Everything is in position and I pop off a test frame. Dammit, the stripbox is WAY in the shot and we have an obvious fall-off on the left. Thankfully, the background is clean enough that I might be able to retouch it quickly. I’m already problem-solving the post-production. The stripbox is already like 10 feet off the ground and I wanted to have about 10 to 15 minutes in post to evaluate my frames and have them time to composite if I had to. So, it stayed.
I have Jonathan and Aleksandra feign swinging at each other and actually screaming for over a dozen frames. These were more like half laugh, half screams because it was fun. As photography luck would have it, the last frame became the pick.

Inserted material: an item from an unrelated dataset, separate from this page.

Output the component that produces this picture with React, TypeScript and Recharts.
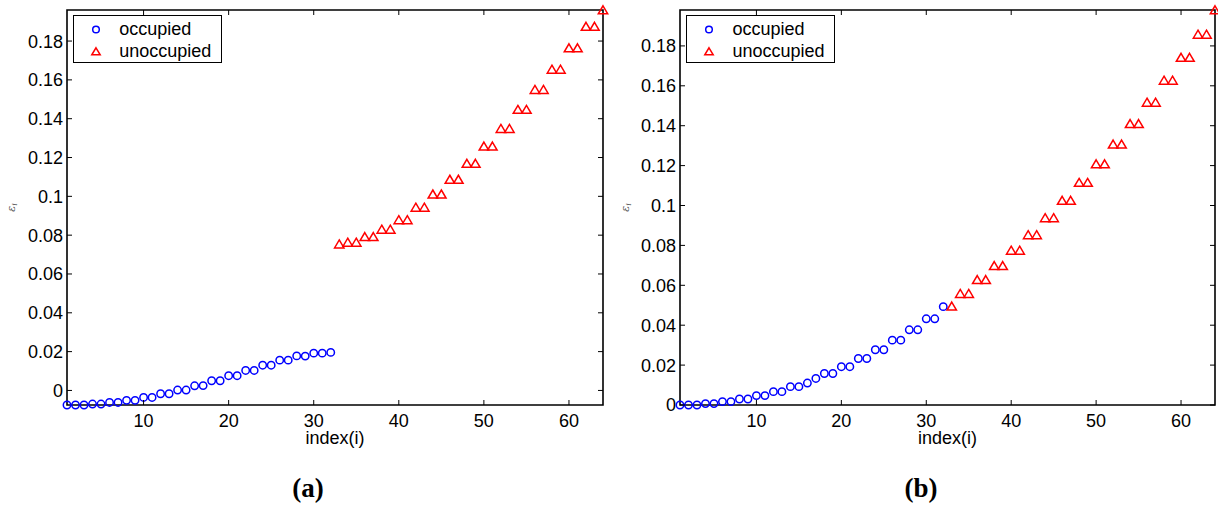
import React from 'react';
import { ScatterChart, Scatter, XAxis, YAxis, ReferenceArea, Legend } from 'recharts';

const indexOcc = [1, 2, 3, 4, 5, 6, 7, 8, 9, 10, 11, 12, 13, 14, 15, 16, 17, 18, 19, 20, 21, 22, 23, 24, 25, 26, 27, 28, 29, 30, 31, 32];
const indexUnocc = [33, 34, 35, 36, 37, 38, 39, 40, 41, 42, 43, 44, 45, 46, 47, 48, 49, 50, 51, 52, 53, 54, 55, 56, 57, 58, 59, 60, 61, 62, 63, 64];

// panel (a)
const occA = [
  -0.0075, -0.0075, -0.0075, -0.007, -0.007, -0.0062, -0.0062, -0.0051, -0.0051, -0.0036, -0.0036,
  -0.0017, -0.0017, 0.0002, 0.0002, 0.0024, 0.0025, 0.005, 0.005, 0.0076, 0.0076, 0.0103, 0.0103,
  0.013, 0.013, 0.0156, 0.0156, 0.0178, 0.0177, 0.0192, 0.0192, 0.0196,
];
const unoccA = [
  0.0754, 0.0763, 0.0763, 0.0792, 0.0792, 0.083, 0.083, 0.0879, 0.0879, 0.0943, 0.0943, 0.1011,
  0.1011, 0.1087, 0.1087, 0.1169, 0.1169, 0.1258, 0.1258, 0.1349, 0.1349, 0.1447, 0.1447, 0.155,
  0.155, 0.1654, 0.1654, 0.1764, 0.1764, 0.1875, 0.1875, 0.196,
];

// panel (b)
const occB = [
  0, 0, 0, 0.0007, 0.0007, 0.0017, 0.0017, 0.003, 0.003, 0.0047, 0.0047, 0.0067, 0.0067, 0.0092,
  0.0092, 0.011, 0.0133, 0.0158, 0.0158, 0.0192, 0.0192, 0.0233, 0.0233, 0.0277, 0.0277, 0.0325,
  0.0325, 0.0377, 0.0377, 0.0432, 0.0432, 0.0493,
];
const unoccB = [
  0.0495, 0.0558, 0.0558, 0.0628, 0.0628, 0.0698, 0.0698, 0.0775, 0.0775, 0.0853, 0.0853, 0.0938,
  0.0938, 0.1025, 0.1025, 0.1115, 0.1115, 0.1208, 0.1208, 0.1307, 0.1307, 0.141, 0.141, 0.1517,
  0.1517, 0.1627, 0.1627, 0.1742, 0.1742, 0.1858, 0.1858, 0.198,
];

const xTicks = [10, 20, 30, 40, 50, 60];
const yTicks = [0, 0.02, 0.04, 0.06, 0.08, 0.1, 0.12, 0.14, 0.16, 0.18];
const yTickLabels = ['0', '0.02', '0.04', '0.06', '0.08', '0.1', '0.12', '0.14', '0.16', '0.18'];
const seriesNames = ['occupied', 'unoccupied'];

const FONT = '"Liberation Sans", Arial, Helvetica, sans-serif';
const TICK = 5;
const PLOT_TOP = 10;

const toPoints = (xs: number[], ys: number[]) => ys.map((y, i) => ({ x: xs[i], y }));

const CircleMark = (p: any) => (
  <circle cx={p.cx} cy={p.cy} r={3.7} fill="none" stroke="#0000ff" strokeWidth={1.5} />
);

const TriMark = (p: any) => {
  const { cx, cy } = p;
  return (
    <polygon
      points={`${cx},${cy - 4.2} ${cx + 4.7},${cy + 3.8} ${cx - 4.7},${cy + 3.8}`}
      fill="none"
      stroke="#ff0000"
      strokeWidth={1.5}
      strokeLinejoin="miter"
    />
  );
};

// bottom ticks: label + inward tick at bottom and top of the box
const makeXTick = () => (props: any) => {
  const { x, y, payload } = props;
  return (
    <g>
      <line x1={x} x2={x} y1={y} y2={y - TICK} stroke="#000" strokeWidth={1} />
      <line x1={x} x2={x} y1={PLOT_TOP} y2={PLOT_TOP + TICK} stroke="#000" strokeWidth={1} />
      <text x={x} y={y + 22} textAnchor="middle" fontSize={18} fontFamily={FONT} fill="#000">
        {payload.value}
      </text>
    </g>
  );
};

// left ticks: label + inward tick at left and right of the box
const makeYTick = (plotRight: number) => (props: any) => {
  const { x, y, payload } = props;
  const idx = yTicks.findIndex((t) => Math.abs(t - payload.value) < 1e-9);
  return (
    <g>
      <line x1={x} x2={x + TICK} y1={y} y2={y} stroke="#000" strokeWidth={1} />
      <line x1={plotRight} x2={plotRight - TICK} y1={y} y2={y} stroke="#000" strokeWidth={1} />
      <text x={x - 4} y={y} dy="0.36em" textAnchor="end" fontSize={18} fontFamily={FONT} fill="#000">
        {idx >= 0 ? yTickLabels[idx] : payload.value}
      </text>
    </g>
  );
};

const EpsLabel = (props: any) => {
  const vb = props.viewBox || { x: 0, y: PLOT_TOP, height: 395 };
  const cx = vb.x + props.dx0;
  const cy = vb.y + vb.height / 2;
  return (
    <text
      x={cx}
      y={cy}
      transform={`rotate(-90 ${cx} ${cy})`}
      textAnchor="middle"
      dy="0.3em"
      fontSize={11}
      fontStyle="italic"
      fontFamily='"DejaVu Serif", serif'
      fill="#555"
    >
      ε<tspan dy={2} fontSize={8}>i</tspan>
    </text>
  );
};

const makeLegend = () => (props: any) => {
  const payload = props.payload || [];
  return (
    <div
      style={{
        width: 149,
        height: 48,
        boxSizing: 'border-box',
        border: '1.5px solid #000',
        background: '#fff',
        position: 'relative',
        fontFamily: FONT,
        fontSize: 18,
        color: '#000',
      }}
    >
      {payload.map((entry: any, i: number) => (
        <div
          key={entry.value}
          style={{ position: 'absolute', left: 0, top: i === 0 ? 3 : 24.5, height: 21, width: 147, lineHeight: '21px' }}
        >
          <svg width={20} height={21} style={{ position: 'absolute', left: 12, top: 0 }}>
            {i === 0 ? (
              <circle cx={10} cy={10.5} r={3.3} fill="none" stroke="#0000ff" strokeWidth={1.5} />
            ) : (
              <polygon points="10,6.8 14.2,13.8 5.8,13.8" fill="none" stroke="#ff0000" strokeWidth={1.5} />
            )}
          </svg>
          <span style={{ position: 'absolute', left: 45.5, top: 0, whiteSpace: 'nowrap' }}>{entry.value}</span>
        </div>
      ))}
    </div>
  );
};

type PanelProps = {
  occ: number[];
  unocc: number[];
  yDomain: [number, number];
  left: number;
  yAxisWidth: number;
  marginRight: number;
  labelX: number;
  legendLeft: number;
};

const W = 610;
const H = 506;
const X_AXIS_H = 40;
const PLOT_BOTTOM = 405;

function Panel({ occ, unocc, yDomain, left, yAxisWidth, marginRight, labelX, legendLeft }: PanelProps) {
  const plotRight = W - marginRight;
  return (
    <div style={{ position: 'absolute', left, top: 0, width: W, height: H }}>
      <ScatterChart
        width={W}
        height={H}
        margin={{ top: PLOT_TOP, right: marginRight, bottom: H - PLOT_BOTTOM - X_AXIS_H, left: 0 }}
      >
        <XAxis
          type="number"
          dataKey="x"
          domain={[1, 64]}
          ticks={xTicks}
          height={X_AXIS_H}
          axisLine={false}
          tickLine={false}
          tickSize={0}
          tickMargin={0}
          tick={makeXTick()}
          interval={0}
          label={{ value: 'index(i)', position: 'insideBottom', offset: 1, fontSize: 18, fill: '#000', fontFamily: FONT }}
        />
        <YAxis
          type="number"
          dataKey="y"
          domain={yDomain}
          ticks={yTicks}
          width={yAxisWidth}
          axisLine={false}
          tickLine={false}
          tickSize={0}
          tickMargin={0}
          tick={makeYTick(plotRight)}
          interval={0}
          label={<EpsLabel dx0={labelX} />}
        />
        <ReferenceArea
          x1={1}
          x2={64}
          y1={yDomain[0]}
          y2={yDomain[1]}
          fill="none"
          fillOpacity={0}
          stroke="#000"
          strokeWidth={1.6}
        />
        <Legend
          layout="vertical"
          align="center"
          verticalAlign="middle"
          content={makeLegend()}
          wrapperStyle={{ left: legendLeft, top: 15, width: 149, height: 48 }}
        />
        <Scatter
          name={seriesNames[0]}
          data={toPoints(indexOcc, occ)}
          fill="#0000ff"
          shape={CircleMark}
          isAnimationActive={false}
        />
        <Scatter
          name={seriesNames[1]}
          data={toPoints(indexUnocc, unocc)}
          fill="#ff0000"
          shape={TriMark}
          isAnimationActive={false}
        />
      </ScatterChart>
    </div>
  );
}

export default function App() {
  return (
    <div
      style={{
        position: 'absolute',
        left: 0,
        top: 0,
        width: 1218,
        height: 506,
        background: '#fff',
        overflow: 'hidden',
      }}
    >
      <Panel
        occ={occA}
        unocc={unoccA}
        yDomain={[-0.0075, 0.196]}
        left={0}
        yAxisWidth={67}
        marginRight={7}
        labelX={11.5}
        legendLeft={72.7}
      />
      <Panel
        occ={occB}
        unocc={unoccB}
        yDomain={[0, 0.198]}
        left={608}
        yAxisWidth={72}
        marginRight={3}
        labelX={18}
        legendLeft={78}
      />
      <svg width={1218} height={506} style={{ position: 'absolute', left: 0, top: 0, pointerEvents: 'none' }}>
        <text x={308} y={497} textAnchor="middle" fontSize={27} fontFamily='"Liberation Serif", "Times New Roman", serif' fontWeight="bold">
          (<tspan>a</tspan>)
        </text>
        <text x={921} y={497} textAnchor="middle" fontSize={27} fontFamily='"Liberation Serif", "Times New Roman", serif' fontWeight="bold">
          (<tspan>b</tspan>)
        </text>
      </svg>
    </div>
  );
}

Alright, with like 13min to spare, I load my photos onto the computer and start pushing sliders all over the place to get the look as close to done in Adobe CameraRAW before loading into Photoshop for retouching. I would have used Lightroom, but I didn’t want to wait for it to import. Once the image was processed as far as I could get it, I opened it in Photoshop for the retouching and color-grading.
I lasso’ed the right side of the frame, flipped it, and pasted it onto the left side so it covered the stripbox and stand. Masked using the Quick Selection tool and Refine Mask for speed’s sake. The rim light not only provided visual separation, but also gave the Quick Selection tool plenty of contrast to be accurate, saving me time. Masking, masking, masking. And two Curves layers later. Done.
Seven seconds to spare.
My image and Elliot’s went head-to-head in a vote-by-applause and it was seriously close, a tie even. But Jonathan broke the tie by choosing Elliot’s photo. He won a junk camera that was spray-painted gold and bedazzled. Yeah, we competed for a gag prize.
All in all, it was a lot of fun and challenged me to think on my feet, under pressure, in front of an audience of peers and photograph someone who is really good at portraiture.